W duchy snów, w duchy drzew,
i w bez krwi czekoladowe msze?
https://www.youtube.com/watch?v=hE8Z-gf92zs
Kiedy mi trzeba zasnąć…
Album zamyka melancholijnym nastrojem „Trzeba Zasnąć”. W moich oczach zawsze była to kompozycja o niewykorzystanym potencjale. Rozszerzone o dodatkowe pomysły interpretacje tego utworu na akustykach zarówno Kata Luczyka jak i Kata z Romanem Kostrzewskim sugerują, że sami muzycy również czuli pewien niedosyt. W oryginalnej wersji cały starannie budowany klimat jest nagle niszczony w połowie, wraca melodia z intra płyty, brzmi to trochę tak, jakby zespołowi zabrakło czasu w studiu i nie dokończyli fajnego pomysłu na zwieńczający płytę utwór akustyczny. W zamian słuchaczowi prezentuje się quasi-indiańskie przyśpiewy a nawet swojskie chrumkanie świń.
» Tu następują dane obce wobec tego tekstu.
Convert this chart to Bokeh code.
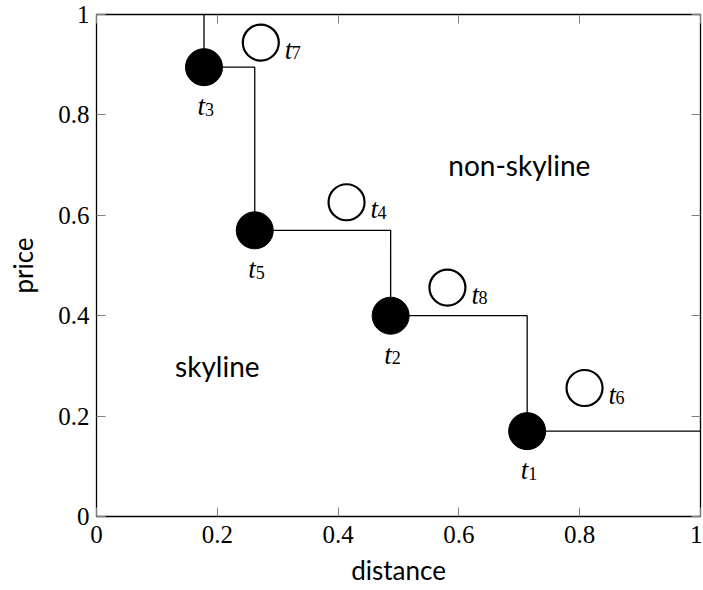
from bokeh.plotting import figure
from bokeh.models import Range1d, FixedTicker, NumeralTickFormatter, LinearAxis, CustomJSTickFormatter, ColumnDataSource
from bokeh.core.properties import value
from bokeh.embed import file_html
from bokeh.resources import INLINE

# skyline points t1, t2, t3, t5
sky_names = ["1", "2", "3", "5"]
sky_x = [0.713, 0.487, 0.178, 0.262]
sky_y = [0.170, 0.400, 0.895, 0.570]
# non-skyline points t4, t6, t7, t8
non_names = ["4", "6", "7", "8"]
non_x = [0.414, 0.808, 0.272, 0.581]
non_y = [0.626, 0.256, 0.944, 0.456]

ticks = [0, 0.2, 0.4, 0.6, 0.8, 1]
region_labels = ["skyline", "non-skyline"]
region_x = [0.2, 0.7]
region_y = [0.3, 0.7]

p = figure(width=702, height=588, output_backend="svg", toolbar_location=None,
           x_range=Range1d(0, 1), y_range=Range1d(0, 1),
           min_border_left=96, min_border_right=2, min_border_top=14, min_border_bottom=68)
p.background_fill_color = "white"
p.border_fill_color = "white"
p.grid.visible = False
p.outline_line_color = "black"
p.outline_line_width = 1.3
p.outline_line_alpha = 1.0

serif = "Liberation Serif"
sans = "Lato"

for ax in [p.xaxis[0], p.yaxis[0]]:
    ax.ticker = FixedTicker(ticks=ticks)
    ax.formatter = NumeralTickFormatter(format="0.[0]")
    ax.major_tick_in = 9
    ax.major_tick_out = 0
    ax.minor_tick_line_color = None
    ax.major_tick_line_color = "#808080"
    ax.major_tick_line_width = 1
    ax.axis_line_color = None
    ax.major_label_text_font = serif
    ax.major_label_text_font_size = "25px"
    ax.major_label_text_color = "black"
    ax.axis_label_text_font = sans
    ax.axis_label_text_font_size = "26px"
    ax.axis_label_text_font_style = "normal"
    ax.axis_label_text_color = "black"

p.xaxis[0].axis_label = "distance"
p.yaxis[0].axis_label = "price"
p.xaxis[0].major_label_standoff = 9
p.yaxis[0].major_label_standoff = 7
p.xaxis[0].axis_label_standoff = 8
p.yaxis[0].axis_label_standoff = 16

for loc in ["above", "right"]:
    ax = LinearAxis(ticker=FixedTicker(ticks=ticks),
                    formatter=CustomJSTickFormatter(code="return ''"))
    ax.major_tick_in = 9
    ax.major_tick_out = 0
    ax.minor_tick_line_color = None
    ax.major_tick_line_color = "#808080"
    ax.axis_line_color = None
    ax.major_label_standoff = 0
    ax.major_label_text_font_size = "1px"
    p.add_layout(ax, loc)

# step line built from the skyline points
order = sorted(range(len(sky_x)), key=lambda i: sky_x[i])
sx = [sky_x[i] for i in order]
sy = [sky_y[i] for i in order]
line_x = [sx[0]]
line_y = [1.0]
for i in range(len(sx)):
    line_x.append(sx[i]); line_y.append(sy[i])
    nx = sx[i + 1] if i + 1 < len(sx) else 1.0
    line_x.append(nx); line_y.append(sy[i])
p.line(line_x, line_y, line_color="black", line_width=1.3)

sky_src = ColumnDataSource(dict(x=sky_x, y=sky_y, n=sky_names, t=["t"] * len(sky_x)))
non_src = ColumnDataSource(dict(x=non_x, y=non_y, n=non_names, t=["t"] * len(non_x)))

p.scatter("x", "y", source=sky_src, size=37, fill_color="black", line_color="black")
p.scatter("x", "y", source=non_src, size=36, fill_color="white", line_color="black", line_width=2.2)

# labels below skyline points
p.text("x", "y", text="t", source=sky_src, text_font=value(serif), text_font_style="italic",
       text_font_size="27px", text_align="right", text_baseline="alphabetic",
       x_offset=1, y_offset=39, text_color="black")
p.text("x", "y", text="n", source=sky_src, text_font=value(serif),
       text_font_size="18px", text_align="left", text_baseline="alphabetic",
       x_offset=1, y_offset=42, text_color="black")
# labels right of non-skyline points
p.text("x", "y", text="t", source=non_src, text_font=value(serif), text_font_style="italic",
       text_font_size="27px", text_align="left", text_baseline="alphabetic",
       x_offset=24, y_offset=7, text_color="black")
p.text("x", "y", text="n", source=non_src, text_font=value(serif),
       text_font_size="18px", text_align="left", text_baseline="alphabetic",
       x_offset=31, y_offset=10, text_color="black")

p.text(region_x, region_y, text=region_labels, text_font=value(sans), text_font_size="28px",
       text_align="center", text_baseline="middle", text_color="black")

open("out.html", "w").write(file_html(p, INLINE))
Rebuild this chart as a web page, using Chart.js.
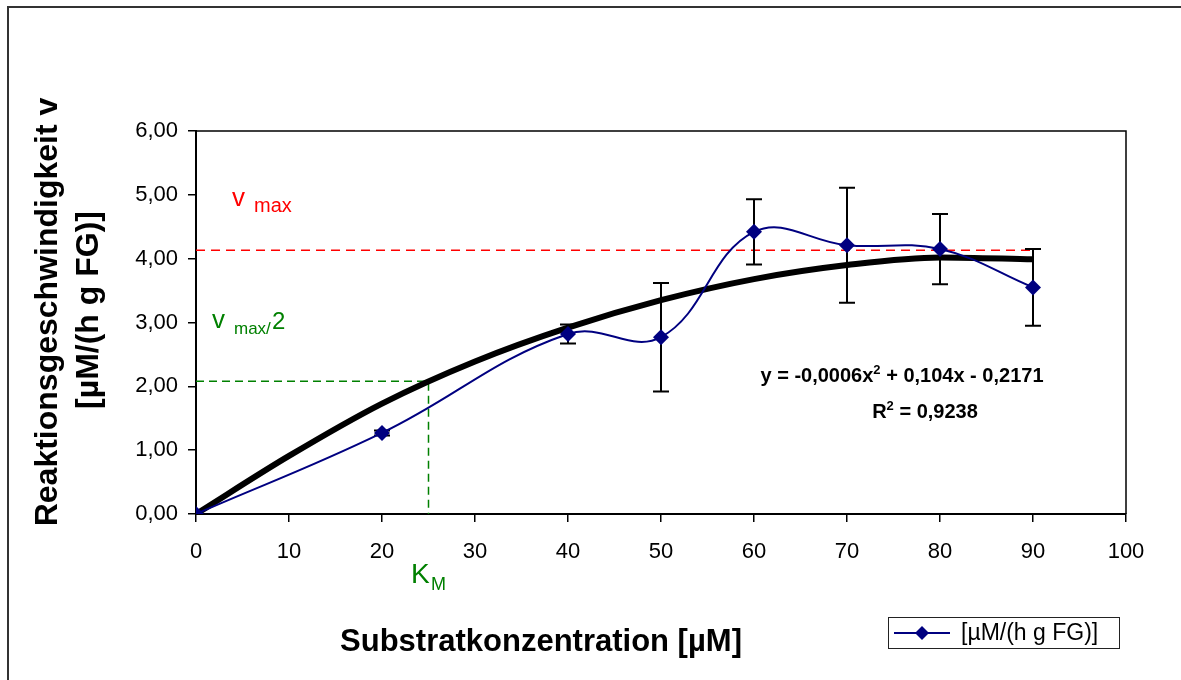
<!DOCTYPE html>
<html>
<head>
<meta charset="utf-8">
<script src="https://cdn.jsdelivr.net/npm/chart.js@4.4.1/dist/chart.umd.min.js"></script>
<style>
  html, body { margin: 0; padding: 0; background: #fff; }
  #wrap { width: 1181px; height: 680px; position: relative; }
</style>
</head>
<body>
<div id="wrap"><canvas id="kinetikChart"></canvas></div>
<script>
// --- data ---
const substrate = [0, 20, 40, 50, 60, 70, 80, 90];
const velocity = [0, 1.27, 2.82, 2.77, 4.42, 4.21, 4.15, 3.55];
const velocityErr = [0, 0.04, 0.15, 0.85, 0.51, 0.90, 0.55, 0.60];

// polynomial trendline as drawn in the picture
const trendX = [0, 10, 20, 30, 40, 50, 60, 70, 80, 90];
const trendY = [0, 0.91, 1.73, 2.39, 2.92, 3.35, 3.68, 3.90, 4.02, 3.99];

// helper lines (v max and v max/2 -> K_M)
const vmaxX = [0, 90];
const vmaxY = [4.13, 4.13];
const halfX = [0, 25, 25];
const halfY = [2.08, 2.08, 0];

const xTickLabels = ['0', '10', '20', '30', '40', '50', '60', '70', '80', '90', '100'];
const yTickLabels = ['0,00', '1,00', '2,00', '3,00', '4,00', '5,00', '6,00'];
const seriesLabel = '[µM/(h g FG)]';
const xTitle = 'Substratkonzentration [µM]';
const yTitle = ['Reaktionsgeschwindigkeit v', '[µM/(h g FG)]'];
const equation = ['y = -0,0006x', '2', ' + 0,104x - 0,2171'];
const rSquared = ['R', '2', ' = 0,9238'];

const FONT = '"Liberation Sans", Arial, Helvetica, sans-serif';
const NAVY = '#000080';

function pts(xs, ys) {
    return xs.map((x, i) => ({ x: x, y: ys[i] }));
}

// draws text pieces next to each other, each with its own font / offset
function drawRich(ctx, parts, x, y, center) {
    let total = 0;
    parts.forEach(p => { ctx.font = p[1]; total += ctx.measureText(p[0]).width; });
    let cx = center ? x - total / 2 : x;
    ctx.textAlign = 'left';
    ctx.textBaseline = 'alphabetic';
    parts.forEach(p => {
        ctx.font = p[1];
        ctx.fillText(p[0], cx, y + (p[2] || 0));
        cx += ctx.measureText(p[0]).width;
    });
}

function diamond(ctx, x, y, r) {
    ctx.beginPath();
    ctx.moveTo(x - r, y);
    ctx.lineTo(x, y - r);
    ctx.lineTo(x + r, y);
    ctx.lineTo(x, y + r);
    ctx.closePath();
    ctx.fill();
}

const decorations = {
    id: 'decorations',
    beforeDraw(chart) {
        const ctx = chart.ctx;
        ctx.save();
        ctx.fillStyle = '#fff';
        ctx.fillRect(0, 0, chart.width, chart.height);
        // outer frame (only top/left visible, chart is cropped)
        ctx.strokeStyle = '#333';
        ctx.lineWidth = 2;
        ctx.strokeRect(8, 7, chart.width + 20, chart.height + 20);
        ctx.restore();
    },
    beforeDatasetsDraw(chart) {
        const ctx = chart.ctx;
        const a = chart.chartArea;
        ctx.save();
        ctx.strokeStyle = '#000';
        ctx.lineWidth = 1.5;
        ctx.beginPath();
        ctx.moveTo(a.left, a.top);
        ctx.lineTo(a.right, a.top);
        ctx.lineTo(a.right, a.bottom);
        ctx.stroke();
        ctx.restore();
    },
    afterDatasetDraw(chart, args) {
        if (args.index !== 1) return;
        // error bars, drawn over the trendline but under the markers
        const ctx = chart.ctx;
        const xs = chart.scales.x, ys = chart.scales.y;
        ctx.save();
        ctx.strokeStyle = '#000';
        ctx.lineWidth = 2;
        substrate.forEach((s, i) => {
            const e = velocityErr[i];
            if (!e) return;
            const px = xs.getPixelForValue(s);
            const top = ys.getPixelForValue(velocity[i] + e);
            const bot = ys.getPixelForValue(velocity[i] - e);
            ctx.beginPath();
            ctx.moveTo(px, top); ctx.lineTo(px, bot);
            ctx.moveTo(px - 8, top); ctx.lineTo(px + 8, top);
            ctx.moveTo(px - 8, bot); ctx.lineTo(px + 8, bot);
            ctx.stroke();
        });
        ctx.restore();
    },
    afterDraw(chart) {
        const ctx = chart.ctx;
        ctx.save();
        ctx.fillStyle = '#000';

        // axis titles
        ctx.font = 'bold 31px ' + FONT;
        ctx.textAlign = 'center';
        ctx.textBaseline = 'alphabetic';
        ctx.fillText(xTitle, 541, 651);
        ctx.font = 'bold 32px ' + FONT;
        ctx.save();
        ctx.translate(57, 312);
        ctx.rotate(-Math.PI / 2);
        ctx.fillText(yTitle[0], 0, 0);
        ctx.restore();
        ctx.save();
        ctx.translate(98, 310);
        ctx.rotate(-Math.PI / 2);
        ctx.fillText(yTitle[1], 0, 0);
        ctx.restore();

        // trendline equation
        drawRich(ctx, [
            [equation[0], 'bold 20px ' + FONT],
            [equation[1], 'bold 13px ' + FONT, -8],
            [equation[2], 'bold 20px ' + FONT]
        ], 902, 382, true);
        drawRich(ctx, [
            [rSquared[0], 'bold 20px ' + FONT],
            [rSquared[1], 'bold 13px ' + FONT, -8],
            [rSquared[2], 'bold 20px ' + FONT]
        ], 925, 418, true);

        // v max label
        ctx.fillStyle = '#ff0000';
        ctx.textAlign = 'left';
        ctx.font = '26px ' + FONT;
        ctx.fillText('v', 232, 206);
        ctx.font = '20px ' + FONT;
        ctx.fillText('max', 254, 212);

        // v max/2 and K_M labels
        ctx.fillStyle = '#008000';
        ctx.font = '26px ' + FONT;
        ctx.fillText('v', 212, 328);
        ctx.font = '17px ' + FONT;
        ctx.fillText('max/', 234, 334);
        ctx.font = '24px ' + FONT;
        ctx.fillText('2', 272, 329);
        ctx.font = '28px ' + FONT;
        ctx.fillText('K', 411, 583);
        ctx.font = '18px ' + FONT;
        ctx.fillText('M', 431, 590);

        // legend box
        ctx.strokeStyle = '#222';
        ctx.lineWidth = 1;
        ctx.strokeRect(888.5, 617.5, 231, 31);
        ctx.strokeStyle = NAVY;
        ctx.fillStyle = NAVY;
        ctx.lineWidth = 2;
        ctx.beginPath();
        ctx.moveTo(894, 633);
        ctx.lineTo(950, 633);
        ctx.stroke();
        diamond(ctx, 922, 633, 7);
        ctx.fillStyle = '#000';
        ctx.font = '23px ' + FONT;
        ctx.textBaseline = 'middle';
        ctx.fillText(seriesLabel, 961, 634);
        ctx.restore();
    }
};

const ctx = document.getElementById('kinetikChart').getContext('2d');
new Chart(ctx, {
    type: 'scatter',
    data: {
        datasets: [{
            label: seriesLabel,
            data: pts(substrate, velocity),
            showLine: true,
            borderColor: NAVY,
            backgroundColor: NAVY,
            borderWidth: 2,
            pointStyle: 'rectRot',
            pointRadius: 8,
            pointBorderWidth: 0,
            tension: 0.4,
            order: 0
        }, {
            label: 'Trend',
            data: pts(trendX, trendY),
            showLine: true,
            borderColor: '#000',
            borderWidth: 6,
            pointRadius: 0,
            cubicInterpolationMode: 'monotone',
            order: 1
        }, {
            label: 'vmax',
            data: pts(vmaxX, vmaxY),
            showLine: true,
            borderColor: '#ff0000',
            borderWidth: 1.5,
            borderDash: [9, 6],
            pointRadius: 0,
            order: 2
        }, {
            label: 'vmax/2',
            data: pts(halfX, halfY),
            showLine: true,
            borderColor: '#008000',
            borderWidth: 1.5,
            borderDash: [8, 5],
            pointRadius: 0,
            order: 3
        }]
    },
    options: {
        responsive: true,
        maintainAspectRatio: false,
        animation: false,
        layout: { padding: { top: 131, right: 55, bottom: 0, left: 0 } },
        plugins: {
            legend: { display: false },
            tooltip: { enabled: false }
        },
        scales: {
            x: {
                type: 'linear',
                min: 0,
                max: 100,
                afterFit(s) { s.height = 166; },
                ticks: {
                    stepSize: 10,
                    autoSkip: false,
                    maxRotation: 0,
                    padding: 17,
                    color: '#000',
                    font: { family: FONT, size: 22 },
                    callback: (v, i) => xTickLabels[i]
                },
                grid: { drawOnChartArea: false, drawTicks: true, tickLength: 8, color: '#000', lineWidth: 1.5 },
                border: { color: '#000', width: 2 }
            },
            y: {
                min: 0,
                max: 6,
                afterFit(s) { s.width = 196; },
                ticks: {
                    stepSize: 1,
                    padding: 10,
                    color: '#000',
                    font: { family: FONT, size: 22 },
                    callback: (v, i) => yTickLabels[i]
                },
                grid: { drawOnChartArea: false, drawTicks: true, tickLength: 8, color: '#000', lineWidth: 1.5 },
                border: { color: '#000', width: 2 }
            }
        }
    },
    plugins: [decorations]
});
</script>
</body>
</html>
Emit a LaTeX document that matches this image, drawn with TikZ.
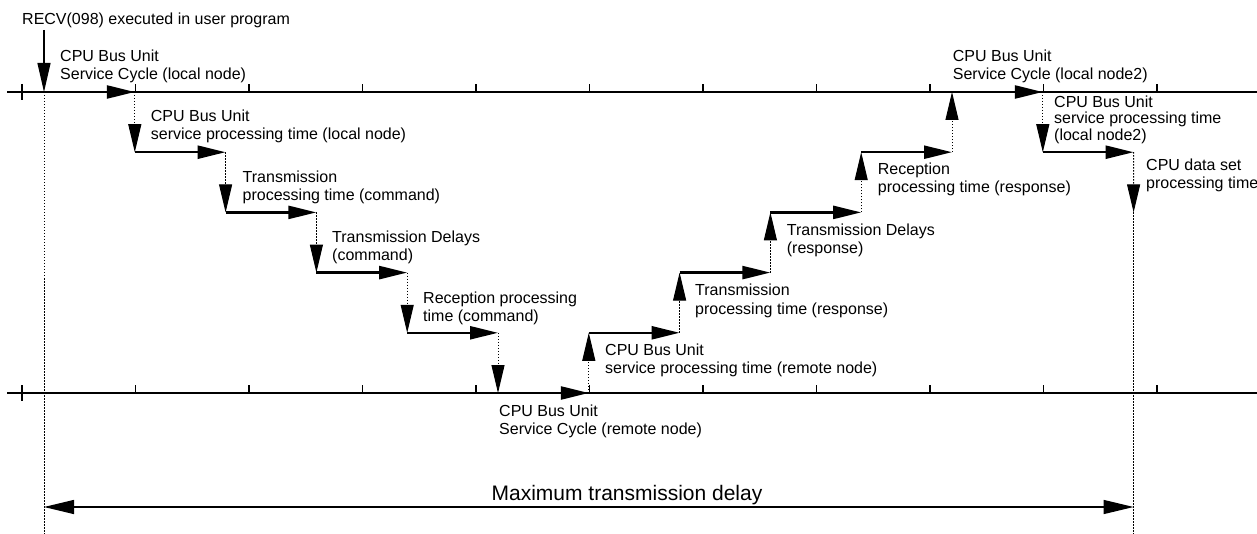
\documentclass[tikz,border=0pt]{standalone}
\usepackage{fontspec}
\setmainfont{Liberation Sans}
\usetikzlibrary{arrows.meta}
\newcommand\mylines[1]{\begin{tabular}[t]{@{}l@{}}#1\end{tabular}}
\begin{document}
\begin{tikzpicture}[x=1pt,y=-1pt,
  axis/.style={line width=1.2pt},
  tickmark/.style={line width=1.2pt},
  stepline/.style={line width=2.4pt, -{Triangle[length=28pt,width=13pt]}},
  vdot/.style={line width=1pt, dash pattern=on 1.5pt off 1.5pt, -{Triangle[length=28pt,width=13pt]}},
  guide/.style={line width=1pt, dash pattern=on 1.5pt off 1.5pt},
  lbl/.style={anchor=base west, inner sep=0pt, font=\fontsize{16}{18}\selectfont},
]
\useasboundingbox (0,0) rectangle (1257,534);
% axes
\coordinate (tl) at (7,92);  \coordinate (tr) at (1257,92);
\coordinate (bl) at (7,393); \coordinate (br) at (1257,393);
\draw[axis] (tl) -- (tr);
\draw[axis] (bl) -- (br);
\foreach \y in {92,393} {
  \draw[tickmark] (22,\y-8) -- (22,\y+8);
  \foreach \i in {0,...,9} \draw[tickmark] ({135.5+113.5*\i},\y) -- ({135.5+113.5*\i},\y-8);
}
% steps
\foreach \k/\l in {0/0,1/1,2/2,3/3,4/4,5/5,6/4,7/3,8/2,9/1,10/0,11/1} {
  \coordinate (a\k) at ({44+90.8*\k},{92+60.2*\l});
  \coordinate (b\k) at ({44+90.8*(\k+1)},{92+60.2*\l});
}
\foreach \k in {0,...,11} \draw[stepline] (a\k) -- (b\k);
\foreach \k [evaluate=\k as \n using int(\k+1)] in {0,...,10} \draw[vdot] (b\k) -- (a\n);
\coordinate (c12) at (1133.6,212.4);
\coordinate (d12) at (1133.6,534);
\draw[vdot] (b11) -- (c12);
\draw[guide] (c12) -- (d12);
% start guide and RECV arrow
\coordinate (g1) at (44,534);
\coordinate (r0) at (44,30);
\draw[guide] (a0) -- (g1);
\draw[line width=1.2pt, -{Triangle[length=29pt,width=13pt]}] (r0) -- (a0);
% maximum delay arrow
\coordinate (m0) at (44,507);
\coordinate (m1) at (1133.6,507);
\draw[line width=1.3pt, {Triangle[length=30pt,width=14pt]}-{Triangle[length=30pt,width=14pt]}] (m0) -- (m1);
% labels
\node[lbl] (t0) at (22,25) {RECV(098) executed in user program};
\node[lbl] (t1) at (60,62) {\mylines{CPU Bus Unit\\Service Cycle (local node)}};
\node[lbl] (t2) at (150.7,122) {\mylines{CPU Bus Unit\\service processing time (local node)}};
\node[lbl] (t3) at (242.5,182.7) {\mylines{Transmission\\processing time (command)}};
\node[lbl] (t4) at (332,242.7) {\mylines{Transmission Delays\\(command)}};
\node[lbl] (t5) at (423,304) {\mylines{Reception processing\\time (command)}};
\node[lbl] (t6) at (605,355.7) {\mylines{CPU Bus Unit\\service processing time (remote node)}};
\node[lbl] (t7) at (499,416.7) {\mylines{CPU Bus Unit\\Service Cycle (remote node)}};
\node[lbl] (t8) at (695,296) {\mylines{Transmission\\processing time (response)}};
\node[lbl] (t9) at (786.7,235.7) {\mylines{Transmission Delays\\(response)}};
\node[lbl] (t10) at (877.7,174.3) {\mylines{Reception\\processing time (response)}};
\node[lbl] (t11) at (952.7,61.7) {\mylines{CPU Bus Unit\\Service Cycle (local node2)}};
\node[lbl, font=\fontsize{16}{16}\selectfont] (t12) at (1054,107.3) {\mylines{CPU Bus Unit\\service processing time\\(local node2)}};
\node[lbl] (t13) at (1146,171) {\mylines{CPU data set\\processing time}};
\node[anchor=base, inner sep=0pt, font=\fontsize{21}{24}\selectfont] (t14) at (627,500) {Maximum transmission delay};
\end{tikzpicture}
\end{document}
Co właściwie dolega „Szyderczemu Zwierciadłu”? Pomimo wymienionych już problemów ciężko wskazać jakąś konkretną wadę płyty, ciągnącą ją na dno. Nawet negatywnie nastawiony do tego nagrania Piotr Luczyk stwierdza zazwyczaj, że był to album, który powstał w złym czasie dla grupy, nie precyzuje co dokładnie mu przeszkadza. Dosyć negatywny odbiór tej płyty to wyjściowa wszystkich drobnych elementów, towarzyszących powstawaniu tego albumu. Być może cieszyłby się większym uznaniem, gdyby zespół, w dobrej atmosferze, ruszył w porządną trasę promocyjną. Tak się jednak nie stało, Luczyk opuścił zespół krótko po nagraniach, a tragiczna śmierć Jacka Regulskiego w 1999 roku spowodowała rozwiązanie Kata. Rodzone w trudach Zwierciadło nie dostało uczciwej szansy, by przekonać fanów o umiarkowanych opiniach. To jednak naprawdę interesująca płyta, o ciekawych melodiach i strukturach, niepozbawiona najlepszych cech stylu Kostrzewskiego. Nostalgiczny momentami klimat wzmaga świadomość, że było to ostatnie nagranie zespołu przed rozejściem się dróg rdzennych muzyków grupy. Jeżeli ktoś z Was nie miał jeszcze przyjemności posłuchać – gorąco polecam.